• [Aim]: Beginning with the first line, set down every line through the one containing "import pandas as pd", exactly as it appears, but not the pictures.

━━ Data block

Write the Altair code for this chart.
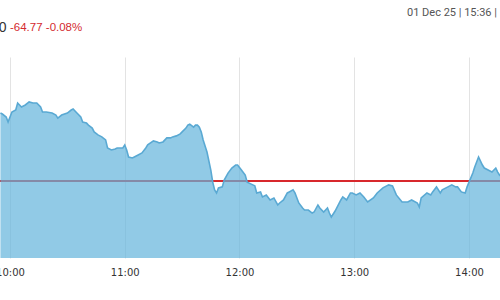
import altair as alt
import pandas as pd

times = ["09:55","09:56","09:58","09:59","10:01","10:03","10:04","10:06","10:08","10:10",
         "10:12","10:14","10:16","10:17","10:19","10:22","10:24","10:25","10:27","10:30",
         "10:32","10:33","10:35","10:37","10:38","10:40","10:41","10:43","10:44","10:46",
         "10:48","10:50","10:51","10:53","10:55","10:56","10:59","11:00","11:01","11:02",
         "11:04","11:05","11:07","11:09","11:11","11:12","11:15","11:17","11:18","11:20",
         "11:22","11:24","11:25","11:27","11:29","11:30","11:32","11:33","11:34","11:36",
         "11:37","11:38","11:39","11:40","11:41","11:43","11:45","11:46","11:47","11:48",
         "11:49","11:51","11:52","11:54","11:56","11:58","11:59","12:01","12:03","12:04",
         "12:07","12:08","12:09","12:11","12:12","12:14","12:16","12:18","12:20","12:21",
         "12:23","12:25","12:26","12:28","12:29","12:31","12:33","12:34","12:36","12:38",
         "12:39","12:41","12:42","12:44","12:46","12:47","12:48","12:50","12:53","12:54",
         "12:56","12:58","12:59","13:01","13:03","13:05","13:07","13:10","13:12","13:15",
         "13:18","13:20","13:22","13:25","13:28","13:30","13:33","13:34","13:35","13:38",
         "13:40","13:41","13:43","13:45","13:46","13:49","13:51","13:53","13:54","13:56",
         "13:58","13:59","14:02","14:03","14:05","14:07","14:08","14:10","14:12","14:14",
         "14:15","14:16","14:18","14:20"]
values = [85977,85973,85961,85941,85981,85989,86017,86001,86009,86021,
          86017,86017,86001,85981,85981,85977,85969,85957,85969,85977,
          85989,85993,85977,85961,85941,85937,85929,85917,85902,85890,
          85882,85870,85838,85830,85834,85838,85838,85850,85830,85802,
          85798,85802,85810,85818,85838,85850,85866,85862,85858,85862,
          85878,85878,85882,85886,85894,85902,85917,85929,85933,85921,
          85929,85929,85921,85902,85870,85822,85750,85702,85671,85659,
          85679,85683,85710,85738,85758,85770,85770,85750,85730,85702,
          85691,85687,85659,85663,85643,85651,85631,85639,85611,85619,
          85631,85659,85663,85671,85659,85619,85599,85591,85591,85579,
          85583,85611,85599,85583,85599,85579,85563,85587,85631,85643,
          85631,85659,85659,85651,85659,85643,85623,85639,85659,85679,
          85691,85687,85651,85623,85623,85631,85619,85603,85639,85659,
          85651,85663,85683,85659,85671,85683,85691,85683,85683,85663,
          85659,85683,85738,85762,85802,85770,85758,85750,85742,85758,
          85742,85730,85718,85726]
prev_close = 85706.67
hour_ticks = [0, 60, 120, 180, 240]          # minutes after 10:00
level_ticks = [85400, 85600, 85800, 86000, 86200]
last_price = "85,641.90"
change_text = "-64.77 -0.08%"
stamp_text = "01 Dec 25 | 15:36 |"

df = pd.DataFrame({"time": times, "value": values})
df["minute"] = df["time"].apply(lambda s: (int(s[:2]) - 10) * 60 + int(s[3:]))

grid_color = "#e3e3e3"
xscale = alt.Scale(domain=[-5.229, 256.21], nice=False, zero=False)
yscale = alt.Scale(domain=[85400, 86200], nice=False, zero=False)

xenc = alt.X("minute:Q", scale=xscale,
             axis=alt.Axis(values=hour_ticks, title=None, grid=True, gridColor=grid_color,
                           domain=False, ticks=False, labelPadding=9, labelFlush=False,
                           labelFont="DejaVu Sans", labelFontSize=10, labelColor="#333333",
                           labelExpr="toString(10 + datum.value/60) + ':00'"))
yenc = alt.Y("value:Q", scale=yscale,
             axis=alt.Axis(values=level_ticks, labels=False, ticks=False, domain=False,
                           title=None, grid=True, gridColor=grid_color))

base = alt.Chart(df)

rule = alt.Chart(pd.DataFrame({"v": [prev_close]})).mark_rule(
    color="#d8282c", strokeWidth=2).encode(y=alt.Y("v:Q", scale=yscale, axis=None))

area = base.mark_area(color="#62b3dc", opacity=0.7, clip=True).encode(x=xenc, y=yenc)
line = base.mark_line(color="#5aa9d3", strokeWidth=1.6, clip=True).encode(x=xenc, y=yenc)

price = alt.Chart(pd.DataFrame({"t": [last_price]})).mark_text(
    align="right", baseline="middle", font="Liberation Sans", fontSize=14,
    color="#333333").encode(text="t:N", x=alt.value(6.5), y=alt.value(-29))
change = alt.Chart(pd.DataFrame({"t": [change_text]})).mark_text(
    align="left", baseline="middle", font="Liberation Sans", fontSize=11.5,
    color="#d42a2f").encode(text="t:N", x=alt.value(10), y=alt.value(-29))
stamp = alt.Chart(pd.DataFrame({"t": [stamp_text]})).mark_text(
    align="left", baseline="middle", font="Roboto", fontSize=11,
    color="#555555").encode(text="t:N", x=alt.value(407), y=alt.value(-44))

chart = alt.layer(rule, area, line, price, change, stamp).properties(
    width=500, height=201,
    padding={"left": 0, "right": 0, "top": 57, "bottom": 42},
    autosize=alt.AutoSizeParams(type="none"),
    background="white",
).configure_view(stroke=None)

chart.save("out.html", embed_options={"renderer": "svg", "actions": False})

━━━━

• [The output]:
Write the Altair code for this chart.
import altair as alt
import pandas as pd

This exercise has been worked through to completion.